Poydras Street pothole causes traffic headache for downtown commuters; City says S&WB must repair leak

NEW ORLEANS (WVUE) – Water gushing from a massive pothole on Poydras Street is causing major traffic issues in downtown New Orleans. Drivers must carefully navigate the busy street because of the crater.

A spokesperson for the City of New Orleans said the Department of Public Works inspected the location near Carondelet Street and determined it was an active water leak that the Sewerage & Water Board must repair. The DPW placed additional barricades around the pothole on Monday (Aug. 8).

A spokesperson for the S&WB said the leak is from a 20-inch water main.

“Crews are scheduled to be on site (Tuesday) morning to begin repairs, weather permitting,” said Grace Birch, interim communications director for the S&WB.

But the repair is a long time coming, according to those who pass it every day.

“It’s been here for several months,” said a woman named Kelly, who works in the Central Business District. “It’s ridiculous. There actually was a car in it this morning. I’m pretty sure they had to get towed out, because there was no way she was getting out of it.”

The driver hit the pothole Monday morning, causing damage to her vehicle.

Driver hits massive pothole on Poydras Street near Carondelet Street.
Driver hits massive pothole on Poydras Street near Carondelet Street.(Photo provided by Pelican State Provisions)

A city spokesperson said someone must have moved traffic cones previously in place, which opened up the hazard to drivers.

“They had no cones this morning, so I don’t know who came and put the cones up. But they did not have them here this morning,” said Kelly. “And it looks like part of the road, so in she went.”

Similar accidents are keeping auto repair shops in New Orleans busy, working on damaged vehicles from the city’s cracked, pitted and often only partially-repaired streets.

“It’s like every day,” said Chuck Hamback, owner of Smiling Chuck’s auto repair shop. “There’s not a car out there that is under 8-10 years old that doesn’t make noise.”

He said every time a driver hits a pothole, some sort of damage is done to the vehicle. And over time, it gets worse.

“Potholes knock things out of alignment. Wheel bearings, shocks, struts, sway bar links … tires,” he said. “Electronics don’t like to get banged around. People don’t like to get banged around.”

Hitting potholes like the one on Poydras Street, he said, can cost drivers hundreds of dollars in repairs, depending on the damage.

“Body work, suspension work. Really, something like that, it’s hard to say how much it’s actually going to cost.”

Hamback said sights like that are all too common in New Orleans.

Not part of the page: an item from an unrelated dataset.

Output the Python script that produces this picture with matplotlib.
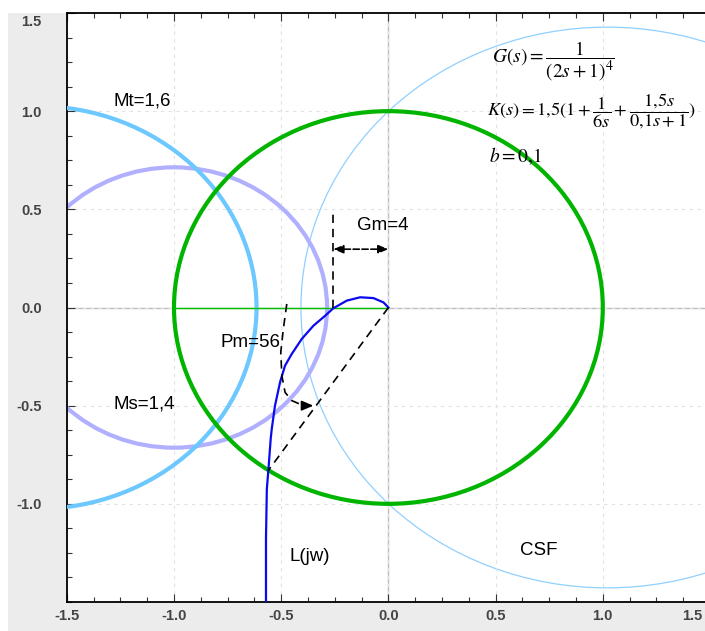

“Everywhere you go, you see nothing but potholes. They start construction and they don’t finish it,” said John Raphael, another concerned citizen. “It’s very dangerous.”

And residents say they are frustrated.

The city spokesperson said there is a process when it comes to addressing potholes in the city:

  • DPW sends an inspector, typically in the same week of receiving the complaint, to determine the cause of the failure.
  • If it is determined to be a utility or other failure not caused by a City asset, then the inspector updates 311 and notifies the appropriate agency.
  • Dependent of location, type of street, and other factors, DPW will place barricades to protect the general public until the agency takes action.
  • If it is determined that it is a City asset causing the failure, DPW will use contracts and/or internal pavement crews to repair the failure.

The spokesperson said is in the process of bidding out six repair contracts that can make repairs to the drainage and pavement systems similar to the issues on Poydras Street.